Hot tip: The A38.- codes are combination codes, so if your pediatrician documents scarlet fever with another related condition, you could use one of the following:

  • A38.0 (Scarlet fever with otitis media)
  • A38.1 (Scarlet fever with myocarditis)
  • A38.8 (Scarlet fever with other complications)

And if your pediatrician does not document a related condition, you’ll A38.9 (Scarlet fever, uncomplicated). 

4) Impetigo

How is characterized? The rash takes the form of blisters, usually on the extremities or face. The blisters eventually burst and become infected, usually creating pus that hardens to form a yellow crust.

How is it coded? You’ll find the impetigo codes in the L01.- (Impetigo) group.

Hot tip: Most impetigo is of the nonbullous, or crusted, type, coded to L01.01 (Non-bullous impetigo)

5) Erythema infectiosum

How is characterized? The rash associated with this infection looks like the child’s face has been slapped. The rash usually follows a few days after the child develops a general malaise and a low-grade fever.

How is it coded? Again, code assignment for this diagnosis is simple, and you will only need to use B08.3 (Erythema infectiosum [fifth disease]).

6) Molluscum contagiosum

How is characterized? Like impetigo, this rash takes the form of tiny, pearlescent skin-colored blisters that appear in small groups around the body.

How is it coded? Simply use B08.1 (Molluscum contagiosum).

7) Tinea infection

How is characterized? This condition is easily identified by its circular patches with scaly borders and a hollow center, which are most commonly referred to as ringworm.

How is it coded? You’ll find all the codes you need for tinea infections in the B35 (Dermatophytosis) group.

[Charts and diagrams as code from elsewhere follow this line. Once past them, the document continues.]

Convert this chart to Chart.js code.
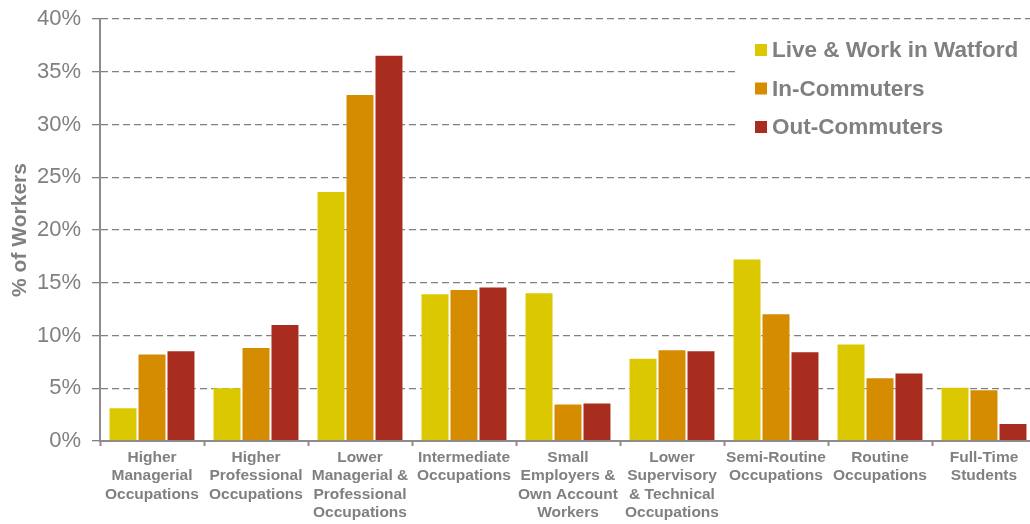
<!DOCTYPE html>
<html>
<head>
<meta charset="utf-8">
<script src="https://cdn.jsdelivr.net/npm/chart.js@4/dist/chart.umd.min.js"></script>
<style>
  html, body { margin: 0; padding: 0; background: #fff; overflow: hidden; }
  #wrap { width: 1040px; height: 524px; }
</style>
</head>
<body>
<div id="wrap"><canvas id="workersChart" width="1040" height="524"></canvas></div>
<script>
const categories = [
  ["Higher", "Managerial", "Occupations"],
  ["Higher", "Professional", "Occupations"],
  ["Lower", "Managerial &", "Professional", "Occupations"],
  ["Intermediate", "Occupations"],
  ["Small", "Employers &", "Own Account", "Workers"],
  ["Lower", "Supervisory", "& Technical", "Occupations"],
  ["Semi-Routine", "Occupations"],
  ["Routine", "Occupations"],
  ["Full-Time", "Students"],
];
const liveWork = [3.2, 5.1, 23.7, 14.0, 14.1, 7.9, 17.3, 9.25, 5.15];
const inCommuters = [8.3, 8.9, 32.9, 14.4, 3.55, 8.7, 12.1, 6.05, 4.9];
const outCommuters = [8.6, 11.1, 36.6, 14.65, 3.65, 8.6, 8.5, 6.5, 1.7];
const seriesNames = ["Live & Work in Watford", "In-Commuters", "Out-Commuters"];
const yTicks = [0, 5, 10, 15, 20, 25, 30, 35, 40];

const FONT = "'Liberation Sans', Arial, sans-serif";
const GREY = "#808080";
const colours = ["#dcc800", "#d68c00", "#a82d1f"];

// legend drawn inside the plot, top right, on a white panel
const innerLegend = {
  id: "innerLegend",
  afterDraw(chart) {
    const ctx = chart.ctx;
    const x = 755, y0 = 50, step = 38.5, box = 12;
    ctx.save();
    ctx.fillStyle = "#fff";
    ctx.fillRect(738, 26, chart.width - 738, 122);
    ctx.font = "bold 22.5px " + FONT;
    ctx.textBaseline = "middle";
    chart.data.datasets.forEach((ds, i) => {
      const y = y0 + i * step;
      ctx.fillStyle = ds.backgroundColor;
      ctx.fillRect(x, y - box / 2, box, box);
      ctx.fillStyle = GREY;
      ctx.fillText(ds.label, x + 17, y + 1);
    });
    ctx.restore();
  },
};

function makeSet(label, data, colour) {
  return {
    label: label,
    data: data,
    backgroundColor: colour,
    borderColor: "rgba(255,255,255,0.35)",
    borderWidth: 1,
    categoryPercentage: 0.836,
    barPercentage: 1.0,
  };
}

new Chart(document.getElementById("workersChart"), {
  type: "bar",
  data: {
    labels: categories,
    datasets: [
      makeSet(seriesNames[0], liveWork, colours[0]),
      makeSet(seriesNames[1], inCommuters, colours[1]),
      makeSet(seriesNames[2], outCommuters, colours[2]),
    ],
  },
  options: {
    responsive: false,
    animation: false,
    layout: { padding: { top: 19, right: 4, left: 0, bottom: 0 } },
    plugins: { legend: { display: false }, tooltip: { enabled: false } },
    scales: {
      x: {
        grid: {
          display: true,
          offset: true,
          drawOnChartArea: false,
          drawTicks: true,
          tickLength: 5,
          tickColor: "#8c8c8c",
          tickWidth: 2,
        },
        border: { display: true, color: "#8c8c8c", width: 2 },
        ticks: {
          color: GREY,
          padding: 3,
          maxRotation: 0,
          autoSkip: false,
          font: { family: FONT, size: 15.5, weight: "bold", lineHeight: 1.17 },
        },
        afterFit(scale) { scale.height = 83; },
      },
      y: {
        min: 0,
        max: 40,
        afterBuildTicks(scale) { scale.ticks = yTicks.map((v) => ({ value: v })); },
        grid: {
          color: GREY,
          lineWidth: 1.3,
          tickLength: 8,
          tickColor: GREY,
          tickWidth: 1.3,
        },
        border: { display: true, color: "#8c8c8c", width: 2, dash: [7, 4] },
        ticks: {
          color: GREY,
          padding: 11,
          font: { family: FONT, size: 22 },
          callback: (v) => v + "%",
        },
        title: {
          display: true,
          text: "% of Workers",
          color: GREY,
          padding: { top: 8, bottom: 0 },
          font: { family: FONT, size: 21, weight: "bold", lineHeight: 1.2 },
        },
        afterFit(scale) {
          scale.width = 100;
          scale.paddingTop = 0;
          scale.paddingBottom = 0;
        },
      },
    },
  },
  plugins: [innerLegend],
});
</script>
</body>
</html>
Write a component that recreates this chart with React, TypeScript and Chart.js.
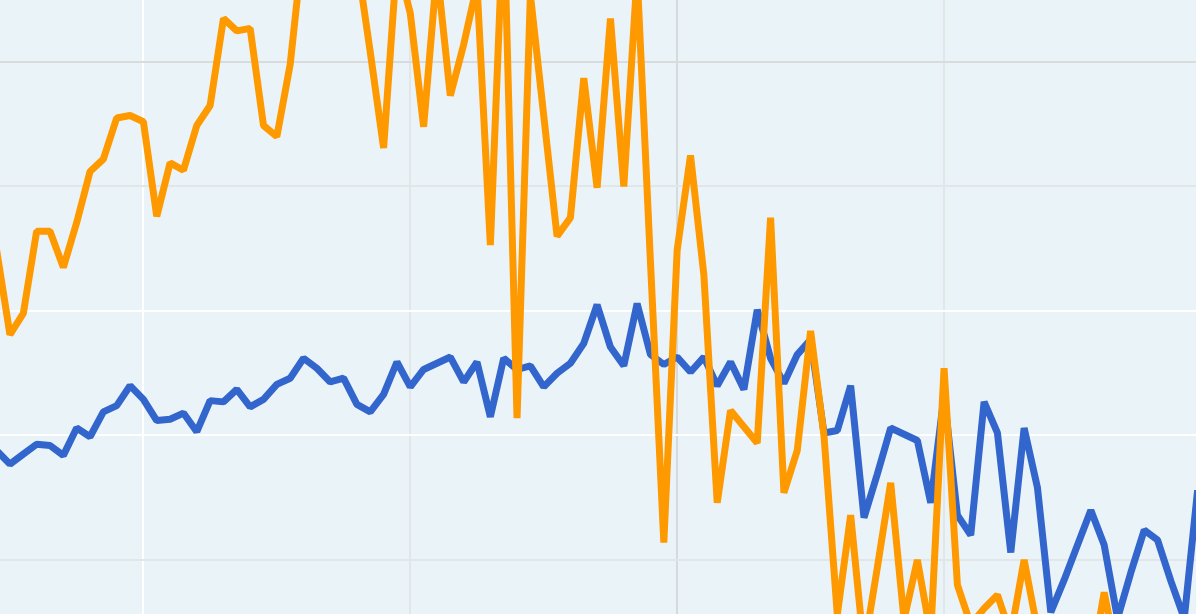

Hot tip: The tinea codes are differentiated by location, so use the following chart to find the precise code associated with the area of the patient’s body affected by the rash:

8) Atopic dermatitis

How is characterized? This skin condition can present in several different ways, including lesions, blisters, scaley and even dry skin.

How is it coded? This is probably the most difficult of all skin conditions to code because some pediatricians may use the term atopic dermatitis as a synonym for eczema. Nominally, you’ll choose a code from L20.- (Atopic dermatitis) such as L20.83 (Infantile (acute) (chronic) eczema). However, there is a clinical difference between atopic dermatitis and eczema, and you will have to verify with your pediatrician whether a code from L30.- (Other and unspecified dermatitis) is more appropriate.

The Final Word

“The biggest problem I see is lack of detail from providers to code more specifically,” notes Jan Rasmussen, PCS, CPC, ACS-GI, ACS-OB, owner/consultant of Professional Coding Solutions in Holcombe, Wisconsin. “That’s because providers often only have enough information to document the symptoms of the skin problem, such as rash [R21], hives [L50.9], or skin inflammation [L08.9] rather than providing a more definitive diagnosis,” adds Sheri Poe Bernard, CPC, CRC, CDEO, CCS-P, author of the AMA book, Risk Adjustment Documentation and Coding.

“Ultimately, you should query the provider for a more definitive diagnosis if you believe the provider may be able to provide one,” Bernard concludes.